Falta alguém? | Artigo de Ney Arruda Filho

Minha mãe, Geny Arruda, foi professora de História no ensino fundamental. Foi na década de 1970, tempos difíceis pra se dialogar sobre fatos históricos. Não tanto quanto agora, penso, mas olhando de longe, hoje, vejo como era complicado. Talvez por isso ela gostava de falar nos grandes eventos da primeira metade do século XX, especialmente as grandes guerras. Talvez, como mecanismo de defesa, ela tentasse não olhar pra o entorno. Talvez.

Em casa, sendo mãe, ela nunca deixava a faceta professora de lado. Falávamos de todos os assuntos e, meu pai sendo advogado, temas de tribunal eram frequentes. Daí que juntando história e tribunal, os julgamentos de Nuremberg foram pauta muitas vezes. Recordando, nos idos de 1945, representantes das potências vencedoras da Segunda Guerra se reuniram na cidade de Nuremberg, na Alemanha, para julgar 24 homens, considerados criminosos de guerra nazistas. Primeiro ponto: a lógica da guerra é perversa, porque “quem mata mais” vence e quem “mata menos” perde. Segundo ponto: o que “matou mais” vira herói e julga o que “matou menos” como criminoso de guerra. O processo durou praticamente um ano e terminou com a condenação à morte de 12 dos acusados, 3 à prisão perpétua, 3 a penas que variavam de 10 a 30 anos de prisão, enquanto outros 3 foram absolvidos.
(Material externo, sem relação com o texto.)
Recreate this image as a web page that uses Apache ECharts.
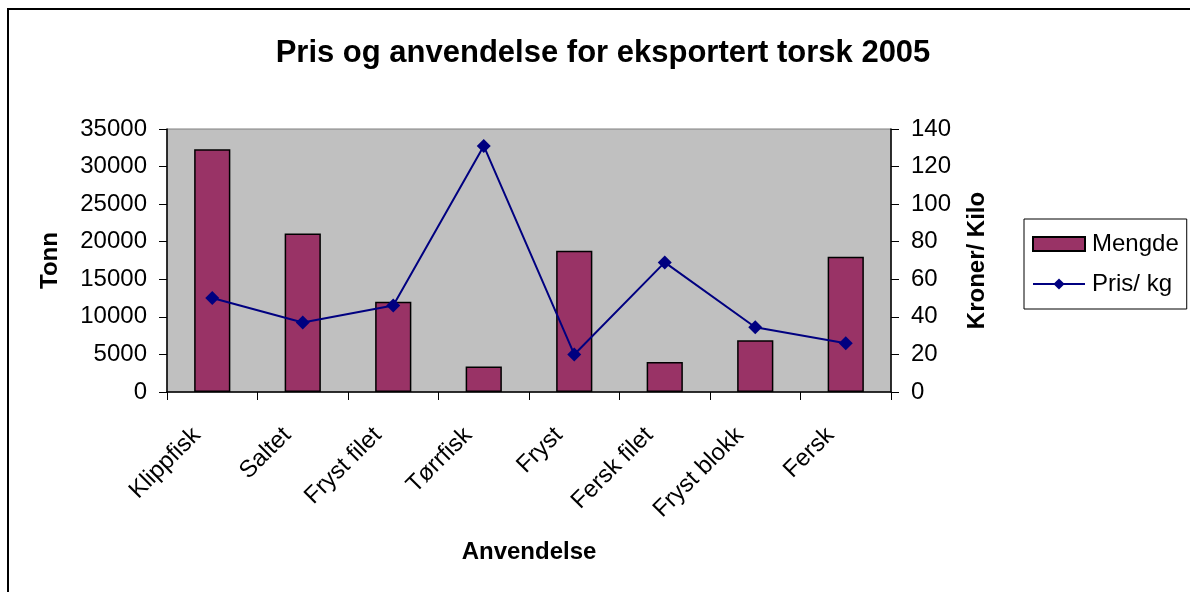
<!DOCTYPE html>
<html>
<head>
<meta charset="utf-8">
<script src="https://cdn.jsdelivr.net/npm/echarts@6/dist/echarts.min.js"></script>
<style>
  html, body { margin: 0; padding: 0; background: #fff; }
  #chart { width: 1190px; height: 592px; }
</style>
</head>
<body>
<div id="chart"></div>
<script>
var categories = ['Klippfisk', 'Saltet', 'Fryst filet', 'Tørrfisk', 'Fryst', 'Fersk filet', 'Fryst blokk', 'Fersk'];
var mengde = [32300, 21100, 12000, 3400, 18800, 4000, 6900, 18000];
var prisKg = [50, 37, 46, 131, 20, 69, 34.5, 26];

var font = '"Liberation Sans", Arial, sans-serif';

var chart = echarts.init(document.getElementById('chart'));
var option = {
  backgroundColor: '#fff',
  animation: false,
  title: {
    text: 'Pris og anvendelse for eksportert torsk 2005',
    left: 598,
    textAlign: 'center',
    top: 33,
    textStyle: { fontFamily: font, fontSize: 31, fontWeight: 'bold', color: '#000' }
  },
  graphic: [{
    type: 'rect',
    shape: { x: 8, y: 9, width: 1200, height: 600 },
    style: { fill: 'none', stroke: '#000', lineWidth: 2 },
    silent: true
  }],
  legend: {
    orient: 'vertical',
    left: 1024,
    top: 219,
    padding: [13, 8, 13, 8],
    itemGap: 16,
    itemWidth: 52,
    itemHeight: 14,
    borderColor: '#000',
    borderWidth: 1,
    textStyle: { fontFamily: font, fontSize: 24, color: '#000', padding: [0, 0, 0, 2] },
    data: [
      { name: 'Mengde', icon: 'rect' },
      { name: 'Pris/ kg' }
    ]
  },
  grid: {
    left: 167,
    right: 299,
    top: 129,
    bottom: 200,
    show: true,
    backgroundColor: '#C0C0C0',
    borderColor: '#808080',
    borderWidth: 1
  },
  xAxis: {
    type: 'category',
    data: categories,
    name: 'Anvendelse',
    nameLocation: 'middle',
    nameGap: 148,
    nameTextStyle: { fontFamily: font, fontSize: 24, fontWeight: 'bold', color: '#000' },
    axisLine: { lineStyle: { color: '#000', width: 1.5 } },
    axisTick: { show: true, length: 8, lineStyle: { color: '#000' } },
    axisLabel: { rotate: 45, margin: 24, padding: [0, 22, 0, 0], fontFamily: font, fontSize: 24, color: '#000', interval: 0 }
  },
  yAxis: [{
    type: 'value',
    min: 0,
    max: 35000,
    interval: 5000,
    name: 'Tonn',
    nameLocation: 'middle',
    nameRotate: 90,
    nameGap: 105,
    nameTextStyle: { fontFamily: font, fontSize: 24, fontWeight: 'bold', color: '#000' },
    axisLine: { show: true, lineStyle: { color: '#000', width: 1.5 } },
    axisTick: { show: true, length: 8, lineStyle: { color: '#000' } },
    axisLabel: { margin: 20, fontFamily: font, fontSize: 24, color: '#000', formatter: function (v) { return String(v); } },
    splitLine: { show: false }
  }, {
    type: 'value',
    min: 0,
    max: 140,
    interval: 20,
    name: 'Kroner/ Kilo',
    nameLocation: 'middle',
    nameRotate: 90,
    nameGap: 74,
    nameTextStyle: { fontFamily: font, fontSize: 24, fontWeight: 'bold', color: '#000' },
    axisLine: { show: true, lineStyle: { color: '#000', width: 1.5 } },
    axisTick: { show: true, length: 8, lineStyle: { color: '#000' } },
    axisLabel: { margin: 20, fontFamily: font, fontSize: 24, color: '#000' },
    splitLine: { show: false }
  }],
  series: [{
    name: 'Mengde',
    type: 'bar',
    yAxisIndex: 0,
    barWidth: '40%',
    data: mengde,
    itemStyle: { color: '#993366', borderColor: '#000', borderWidth: 1.5 }
  }, {
    name: 'Pris/ kg',
    type: 'line',
    yAxisIndex: 1,
    data: prisKg,
    symbol: 'diamond',
    symbolSize: 14,
    lineStyle: { color: '#000080', width: 2 },
    itemStyle: { color: '#000080' }
  }]
};
chart.setOption(option);
</script>
</body>
</html>
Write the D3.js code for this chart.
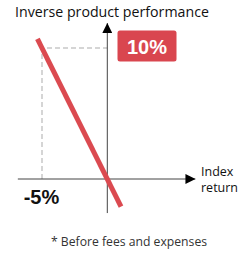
<!DOCTYPE html>
<html lang="en">
<head>
<meta charset="UTF-8">
<title>Inverse product performance</title>
<style>
  body { margin: 0; background: #fff; }
  text { font-family: "Open Sans", sans-serif; }
</style>
</head>
<body>
<svg width="251" height="267"></svg>
<script src="https://cdn.jsdelivr.net/npm/d3@7"></script>
<script>
// chart data
const indexReturn = [-5.35, 1.05];      // index return range shown by the line (%)
const leverage = -2;                    // inverse product multiplier
const productReturn = indexReturn.map(d => d * leverage);
const markIndex = -5;                   // highlighted index return (%)
const markProduct = 10;                 // resulting product return (%)
const xAxisExtent = [-6.85, 6.75];
const yAxisExtent = [-2.6, 11.9];
const titleText = "Inverse product performance";
const xLabel = ["Index", "return"];
const footnote = "* Before fees and expenses";

const svg = d3.select("svg");

const x = d3.scaleLinear().domain([-5, 0]).range([42, 107.3]);
const y = d3.scaleLinear().domain([0, 10]).range([179, 48]);

// arrow marker
svg.append("defs").append("marker")
  .attr("id", "arrow")
  .attr("viewBox", "0 0 10 10")
  .attr("refX", 10).attr("refY", 5)
  .attr("markerWidth", 10).attr("markerHeight", 10)
  .attr("markerUnits", "userSpaceOnUse")
  .attr("orient", "auto")
  .append("path")
  .attr("d", "M0,0 L10,5 L0,10 Z")
  .attr("fill", "#000");

// dashed guides
svg.append("path")
  .attr("d", `M${x(markIndex)},${y(0)} V${y(markProduct)} H${x(0)}`)
  .attr("fill", "none")
  .attr("stroke", "#c8c8c8")
  .attr("stroke-width", 1.5)
  .attr("stroke-dasharray", "5,3");

// axes
svg.append("line")
  .attr("x1", x(xAxisExtent[0])).attr("x2", x(xAxisExtent[1]))
  .attr("y1", y(0)).attr("y2", y(0))
  .attr("stroke", "#444").attr("stroke-width", 1)
  .attr("marker-end", "url(#arrow)");

svg.append("line")
  .attr("x1", x(0)).attr("x2", x(0))
  .attr("y1", y(yAxisExtent[0])).attr("y2", y(yAxisExtent[1]))
  .attr("stroke", "#444").attr("stroke-width", 1)
  .attr("marker-end", "url(#arrow)");

// performance line
svg.append("line")
  .attr("x1", x(indexReturn[0])).attr("y1", y(productReturn[0]))
  .attr("x2", x(indexReturn[1])).attr("y2", y(productReturn[1]))
  .attr("stroke", "#db4a50")
  .attr("stroke-width", 5);

// 10% badge
svg.append("rect")
  .attr("x", 117.5).attr("y", 30.5)
  .attr("width", 59).attr("height", 31)
  .attr("rx", 2.5)
  .attr("fill", "#d9464f");

svg.append("text")
  .attr("x", 147).attr("y", 54)
  .attr("text-anchor", "middle")
  .style("font-family", "'Liberation Sans', Arial, sans-serif")
  .style("font-weight", "bold")
  .style("font-size", "20px")
  .attr("fill", "#fff")
  .text(markProduct + "%");

// -5% label
svg.append("text")
  .attr("x", 41.5).attr("y", 204)
  .attr("text-anchor", "middle")
  .style("font-family", "'Liberation Sans', Arial, sans-serif")
  .style("font-weight", "bold")
  .style("font-size", "20px")
  .attr("fill", "#111")
  .text(markIndex + "%");

// title
svg.append("text")
  .attr("x", 15).attr("y", 17)
  .style("font-size", "14.2px")
  .attr("fill", "#111")
  .text(titleText);

// x axis label
xLabel.forEach((d, i) => {
  svg.append("text")
    .attr("x", 201).attr("y", 175.5 + i * 16.5)
    .style("font-size", "12.5px")
    .attr("fill", "#111")
    .text(d);
});

// footnote
svg.append("text")
  .attr("x", 129).attr("y", 246)
  .attr("text-anchor", "middle")
  .style("font-size", "12.2px")
  .attr("fill", "#333")
  .text(footnote);
</script>
</body>
</html>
A mãe contava uma história do jornalista David Nasser, que se notabilizou pela publicação de uma série de denúncias contra Filinto Muller, sob o título “Falta Alguém em Nuremberg”. Filinto Muller, pra explicar, foi Chefe da Polícia no Distrito Federal durante o governo de Getúlio Vargas, entre 1930 e 1945. Ele também se destacou pela repressão aos opositores de Vargas, especialmente ao líder comunista Luis Carlos Prestes e sua mulher, Olga Benário. Ela foi enviada aos nazistas, quando estava grávida de Anita Leocádia, onde mais tarde morreria no campo de concentração de Bernburg. Durante muito tempo, David Nasser acusou Filinto Muller de crimes contra a humanidade, indicando seu nome para um pretenso novo julgamento em Nuremberg. Apesar de terem sido formadas comissões no Congresso Nacional para apurar as denúncias, Filinto nunca foi punido por seus crimes. Assim, ele pode continuar sua “prestigiosa” carreira como político, vindo a falecer em 1975, em um acidente de avião.

Em novembro passado a minha mãe faleceu, vítima de covid. Agora em março, também perdemos meu sogro. Eles e mais de 300 mil outras vidas que se foram. Para alguns, tudo armação da “grande mídia oportunista”. Para outros tantos, uma dor que não cansa de doer. Nunca vivi uma guerra, mas o momento atual dá uma pequena amostra do que deve ser. Quando tudo isso acabar, talvez seja necessário constituir um tribunal. Nomeados os réus, David Nasser perguntaria: falta alguém?